Translation: litigation mistakes are now expensive. Get it right the first time.

The Timing Problem: Don't Wait Too Long

The ruling also flags a tactical abuse: parties who stay silent for years, then suddenly assert ancestral claims when property values soar. This clouds title and delays disputes.

The court disapproves. If you sit on an ancestral claim for years after admitting the property was self-acquired, or after the family already partitioned it, you lose that claim. Delay itself becomes grounds for dismissal.

The message: raise ancestral claims early or lose them late.

What Happens Now?

If you're drafting a property case involving family holdings, treat it as you would a formal title dispute. Include schedules. Attach genealogical tables with dates and names. Cite specific deeds and revenue records. Reference the exact cutoff dates under the Hindu Succession Act.

If you're a family member who suspects property might be ancestral, raise the claim now. Don't wait. Delay invites dismissal under abuse-of-process doctrine.
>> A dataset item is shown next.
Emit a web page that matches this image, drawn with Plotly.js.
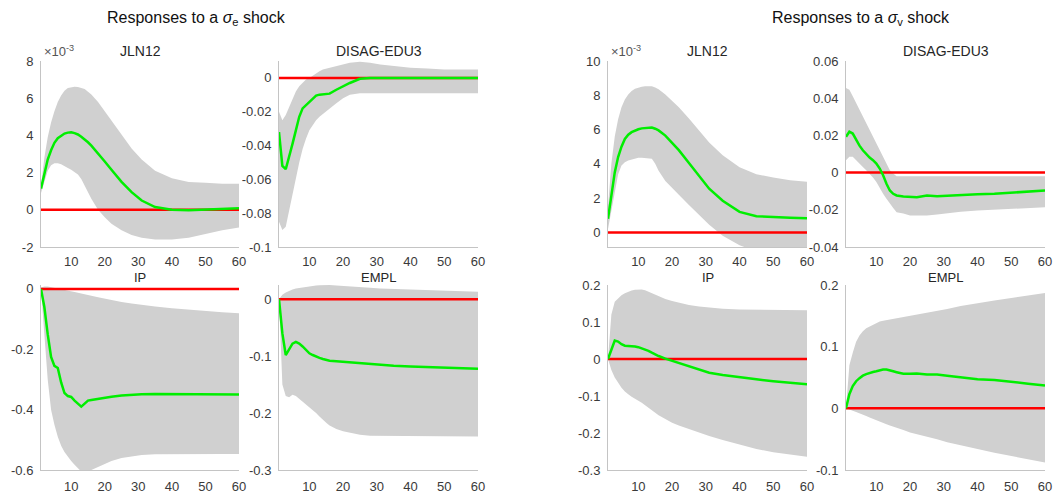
<!DOCTYPE html>
<html><head><meta charset="utf-8">
<script src="https://cdn.plot.ly/plotly-3.0.1.min.js"></script>
<style>html,body{margin:0;padding:0;background:#fff}#chart{width:1054px;height:500px}</style>
</head><body><div id="chart"></div>
<script>
// horizon (months)
const horizon = [1,2,3,4,5,6,7,8,9,10,11,12,13,14,15,16,18,20,22,25,28,31,35,40,45,50,55,60];

// ---- sigma_e shock ----
// JLN12 (x 10^-3)
const jlnE_mean = [1.14,2.0,2.7,3.2,3.6,3.85,4.0,4.1,4.15,4.17,4.12,4.05,3.93,3.8,3.63,3.45,3.05,2.6,2.15,1.5,0.95,0.5,0.15,0.0,-0.03,0.0,0.04,0.08];
const jlnE_hi   = [1.3,2.8,3.9,4.7,5.3,5.8,6.15,6.4,6.55,6.6,6.62,6.6,6.55,6.5,6.35,6.2,5.8,5.3,4.8,4.0,3.3,2.7,2.1,1.7,1.5,1.45,1.4,1.4];
const jlnE_lo   = [0.9,1.5,2.1,2.4,2.5,2.5,2.45,2.35,2.25,2.15,2.05,1.9,1.65,1.3,0.95,0.6,0.0,-0.4,-0.75,-1.1,-1.35,-1.5,-1.6,-1.6,-1.5,-1.3,-1.1,-0.95];
// DISAG-EDU3
const disE_mean = [-0.032,-0.052,-0.054,-0.047,-0.039,-0.031,-0.023,-0.018,-0.016,-0.014,-0.012,-0.0105,-0.0099,-0.0097,-0.0095,-0.0093,-0.007,-0.005,-0.003,-0.0005,0,0,0,0,0,0,0,0];
const disE_hi   = [-0.02,-0.025,-0.022,-0.017,-0.012,-0.008,-0.005,-0.003,-0.001,0.0,0.0015,0.003,0.004,0.005,0.0055,0.006,0.007,0.008,0.009,0.0095,0.009,0.008,0.007,0.006,0.0055,0.005,0.005,0.005];
const disE_lo   = [-0.085,-0.09,-0.088,-0.08,-0.07,-0.06,-0.05,-0.042,-0.036,-0.031,-0.028,-0.025,-0.023,-0.021,-0.0195,-0.018,-0.015,-0.012,-0.01,-0.009,-0.009,-0.009,-0.009,-0.009,-0.009,-0.009,-0.009,-0.009];
// IP
const ipE_mean = [0,-0.06,-0.15,-0.225,-0.255,-0.262,-0.31,-0.345,-0.355,-0.358,-0.37,-0.38,-0.39,-0.38,-0.37,-0.368,-0.364,-0.36,-0.357,-0.353,-0.35,-0.349,-0.348,-0.348,-0.349,-0.35,-0.35,-0.35];
const ipE_hi   = [0.005,0.008,0.008,0.006,0.004,0.002,0,-0.003,-0.005,-0.008,-0.01,-0.013,-0.015,-0.018,-0.02,-0.023,-0.028,-0.033,-0.037,-0.043,-0.048,-0.053,-0.058,-0.064,-0.069,-0.073,-0.077,-0.081];
const ipE_lo   = [0,-0.15,-0.3,-0.4,-0.45,-0.49,-0.52,-0.54,-0.555,-0.57,-0.583,-0.595,-0.605,-0.61,-0.605,-0.6,-0.59,-0.58,-0.57,-0.56,-0.555,-0.55,-0.548,-0.547,-0.547,-0.547,-0.547,-0.547];
// EMPL
const emE_mean = [0,-0.06,-0.098,-0.088,-0.078,-0.075,-0.078,-0.083,-0.09,-0.095,-0.098,-0.101,-0.103,-0.105,-0.107,-0.108,-0.109,-0.11,-0.111,-0.112,-0.114,-0.115,-0.117,-0.118,-0.119,-0.12,-0.121,-0.122];
const emE_hi   = [0,0.008,0.012,0.015,0.017,0.019,0.02,0.021,0.022,0.023,0.0235,0.024,0.0245,0.025,0.025,0.025,0.024,0.023,0.022,0.021,0.02,0.019,0.018,0.017,0.016,0.015,0.014,0.013];
const emE_lo   = [0,-0.15,-0.17,-0.172,-0.168,-0.17,-0.175,-0.18,-0.185,-0.19,-0.195,-0.2,-0.206,-0.212,-0.217,-0.222,-0.228,-0.232,-0.235,-0.238,-0.24,-0.241,-0.241,-0.241,-0.241,-0.241,-0.241,-0.241];

// ---- sigma_v shock ----
const jlnV_mean = [0.8,2.2,3.5,4.4,5.0,5.45,5.7,5.85,5.95,6.02,6.07,6.1,6.12,6.12,6.05,5.95,5.65,5.25,4.8,4.05,3.3,2.55,1.85,1.2,0.95,0.88,0.85,0.82];
const jlnV_hi   = [1.5,4.0,5.6,6.6,7.3,7.75,8.05,8.25,8.38,8.45,8.5,8.52,8.53,8.52,8.45,8.35,8.05,7.7,7.3,6.65,5.95,5.25,4.5,3.8,3.4,3.2,3.05,2.95];
const jlnV_lo   = [0.2,1.2,2.4,3.4,3.9,4.1,4.2,4.25,4.3,4.35,4.35,4.35,4.33,4.3,4.0,3.6,3.0,2.6,2.2,1.6,1.0,0.45,-0.2,-0.75,-1.1,-1.3,-1.45,-1.5];
const disV_mean = [0.0193,0.022,0.021,0.0175,0.0145,0.012,0.01,0.0081,0.0067,0.0049,0.0022,-0.0014,-0.006,-0.0096,-0.0114,-0.0123,-0.0128,-0.0132,-0.0132,-0.0123,-0.0127,-0.0125,-0.0123,-0.0117,-0.0114,-0.0107,-0.0103,-0.0096];
const disV_hi   = [0.0455,0.0446,0.041,0.0374,0.0338,0.030,0.0265,0.023,0.0193,0.0157,0.012,0.0085,0.005,0.0013,-0.0005,-0.002,-0.002,-0.002,-0.002,-0.002,-0.002,-0.002,-0.002,-0.002,-0.002,-0.002,-0.002,-0.002];
const disV_lo   = [0.0067,0.0085,0.0085,0.0067,0.005,0.003,0.0012,-0.0005,-0.0027,-0.005,-0.008,-0.0114,-0.014,-0.0168,-0.019,-0.0213,-0.022,-0.023,-0.023,-0.023,-0.0225,-0.022,-0.021,-0.0204,-0.02,-0.0195,-0.019,-0.0186];
const ipV_mean = [0,0.024,0.05,0.047,0.04,0.036,0.036,0.036,0.034,0.032,0.029,0.026,0.022,0.017,0.012,0.008,0.001,-0.005,-0.012,-0.021,-0.03,-0.037,-0.043,-0.05,-0.055,-0.06,-0.064,-0.068];
const ipV_hi   = [0,0.12,0.155,0.165,0.172,0.178,0.182,0.185,0.187,0.188,0.188,0.186,0.182,0.178,0.173,0.168,0.162,0.157,0.152,0.146,0.142,0.139,0.136,0.134,0.133,0.132,0.132,0.132];
const ipV_lo   = [0,-0.03,-0.05,-0.065,-0.078,-0.088,-0.095,-0.102,-0.108,-0.113,-0.118,-0.124,-0.131,-0.138,-0.145,-0.152,-0.163,-0.172,-0.18,-0.19,-0.199,-0.208,-0.219,-0.232,-0.243,-0.252,-0.259,-0.264];
const emV_mean = [0,0.023,0.036,0.044,0.049,0.053,0.0555,0.0575,0.059,0.06,0.0615,0.063,0.063,0.061,0.06,0.0586,0.056,0.056,0.0565,0.055,0.055,0.053,0.0505,0.047,0.046,0.0435,0.040,0.037];
const emV_hi   = [0,0.07,0.09,0.108,0.118,0.125,0.13,0.133,0.136,0.139,0.141,0.142,0.143,0.144,0.145,0.145,0.147,0.149,0.151,0.154,0.158,0.161,0.166,0.171,0.175,0.179,0.183,0.187];
const emV_lo   = [0,-0.002,-0.004,-0.006,-0.008,-0.01,-0.0125,-0.015,-0.0175,-0.02,-0.022,-0.024,-0.026,-0.028,-0.03,-0.032,-0.035,-0.039,-0.042,-0.046,-0.05,-0.055,-0.06,-0.066,-0.072,-0.077,-0.083,-0.088];

const panelTitles = ["JLN12","DISAG-EDU3","IP","EMPL","JLN12","DISAG-EDU3","IP","EMPL"];
const xTicks = [10,20,30,40,50,60];
const yTicksA = [-2,0,2,4,6,8];
const yTicksB = [-0.1,-0.08,-0.06,-0.04,-0.02,0];
const yTicksC = [-0.6,-0.4,-0.2,0];
const yTicksD = [-0.3,-0.2,-0.1,0];
const yTicksE = [0,2,4,6,8,10];
const yTicksF = [-0.04,-0.02,0,0.02,0.04,0.06];
const yTicksG = [-0.3,-0.2,-0.1,0,0.1,0.2];
const yTicksH = [-0.1,0,0.1,0.2];

const W = 1054, H = 500;
const colPx = [[41,239],[279,478],[608,807],[846,1045]];
const rowPx = [[61,247],[285,470]];
const titleCenterY = [51,277];
const titleSize = [14,13];
const panels = [
  {m:jlnE_mean,h:jlnE_hi,l:jlnE_lo,col:0,row:0,range:[-2,8],ticks:yTicksA},
  {m:disE_mean,h:disE_hi,l:disE_lo,col:1,row:0,range:[-0.1,0.01],ticks:yTicksB},
  {m:ipE_mean,h:ipE_hi,l:ipE_lo,col:0,row:1,range:[-0.6,0.013],ticks:yTicksC},
  {m:emE_mean,h:emE_hi,l:emE_lo,col:1,row:1,range:[-0.3,0.025],ticks:yTicksD},
  {m:jlnV_mean,h:jlnV_hi,l:jlnV_lo,col:2,row:0,range:[-0.85,10],ticks:yTicksE},
  {m:disV_mean,h:disV_hi,l:disV_lo,col:3,row:0,range:[-0.04,0.06],ticks:yTicksF},
  {m:ipV_mean,h:ipV_hi,l:ipV_lo,col:2,row:1,range:[-0.3,0.2],ticks:yTicksG},
  {m:emV_mean,h:emV_hi,l:emV_lo,col:3,row:1,range:[-0.1,0.2],ticks:yTicksH}
];

const font = "Liberation Sans, Arial, sans-serif";
const data = [], annotations = [];
const layout = {width:W,height:H,margin:{l:0,r:0,t:0,b:0},paper_bgcolor:'#fff',plot_bgcolor:'rgba(0,0,0,0)',showlegend:false,font:{family:font,size:13,color:'#3a3a3a'}};

panels.forEach((p,i)=>{
  const n = i+1, sx = n===1?'':String(n);
  const xa='x'+sx, ya='y'+sx;
  const [c0,c1]=colPx[p.col], [r0,r1]=rowPx[p.row];
  layout['xaxis'+sx] = {domain:[c0/W,c1/W],anchor:ya,range:[1,60],tickvals:xTicks,ticktext:xTicks.map(String),
    showline:true,linecolor:'#c4c4c4',linewidth:1,showgrid:false,zeroline:false,ticks:'',ticklabelstandoff:p.row===0?2:4,
    tickfont:{family:font,size:13,color:'#3a3a3a'},fixedrange:true};
  layout['yaxis'+sx] = {domain:[1-r1/H,1-r0/H],anchor:xa,range:p.range,tickvals:p.ticks,ticktext:p.ticks.map(String),
    showline:true,linecolor:'#c4c4c4',linewidth:1,showgrid:false,zeroline:false,ticks:'',ticklabelstandoff:4,
    tickfont:{family:font,size:13,color:'#3a3a3a'},fixedrange:true};
  data.push({x:horizon.concat(horizon.slice().reverse()),y:p.h.concat(p.l.slice().reverse()),xaxis:xa,yaxis:ya,
    fill:'toself',fillcolor:'#d0d0d0',line:{width:0},mode:'lines',hoverinfo:'skip'});
  data.push({x:[horizon[0],horizon[horizon.length-1]],y:[0,0],xaxis:xa,yaxis:ya,mode:'lines',line:{color:'#ff0000',width:2.5}});
  data.push({x:horizon,y:p.m,xaxis:xa,yaxis:ya,mode:'lines',line:{color:'#00ee00',width:2.5}});
  annotations.push({text:panelTitles[i],xref:'paper',yref:'paper',x:(c0+c1)/2/W,y:1-titleCenterY[p.row]/H,xanchor:'center',yanchor:'middle',
    borderpad:0,showarrow:false,font:{family:font,size:titleSize[p.row],color:'#262626'}});
});
// x10^-3 exponent labels
[0,4].forEach(i=>{
  const c0 = colPx[panels[i].col][0];
  annotations.push({text:'×10<sup>-3</sup>',xref:'paper',yref:'paper',x:(c0+1)/W,y:1-51/H,xanchor:'left',yanchor:'middle',
    showarrow:false,font:{family:font,size:13,color:'#555'}});
});
annotations.push({text:'Responses to a <i>σ</i><sub>e</sub> shock',xref:'paper',yref:'paper',x:105/W,y:1-18/H,xanchor:'left',yanchor:'middle',showarrow:false,font:{family:font,size:16,color:'#111'}});
annotations.push({text:'Responses to a <i>σ</i><sub>v</sub> shock',xref:'paper',yref:'paper',x:770/W,y:1-18/H,xanchor:'left',yanchor:'middle',showarrow:false,font:{family:font,size:16,color:'#111'}});
layout.annotations = annotations;

Plotly.newPlot('chart',data,layout,{staticPlot:true,displayModeBar:false});
</script></body></html>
And understand: unappealed rulings bind you. If a lower court has already ruled on whether your property is ancestral, and you didn't appeal, you cannot relitigate it in a new case.

The Bigger Picture

This ruling fits a broader trend. Indian courts have grown skeptical of ancestral property claims that lack documentary support. Why? Because ancestral claims create title ambiguity. When it's unclear whether property is ancestral or self-acquired, buyers hesitate, creditors struggle, and the entire market function of property ownership erodes.

Courts want certainty. Specificity delivers it. This judgment accelerates that shift.

One gap remains unaddressed: what happens when ancestral records simply don't exist? Rural properties, especially those transferred generations ago, may have no deeds. Owners of genuinely ancestral property could lose HUF claims simply because documentation has vanished.

The legislature could respond by presuming property ancestral if it's jointly held and no competing claims exist—then requiring claimants to prove separate acquisition instead. The Supreme Court has signaled the problem. Parliament must now decide whether to clarify the law or allow courts to interpret narrowly.

The ruling is final. Saroj Salkan v. Huma Singh & Ors., 2025 INSC 632. Its effects will be felt in thousands of family disputes across India. If your property is at stake, gather your documents now.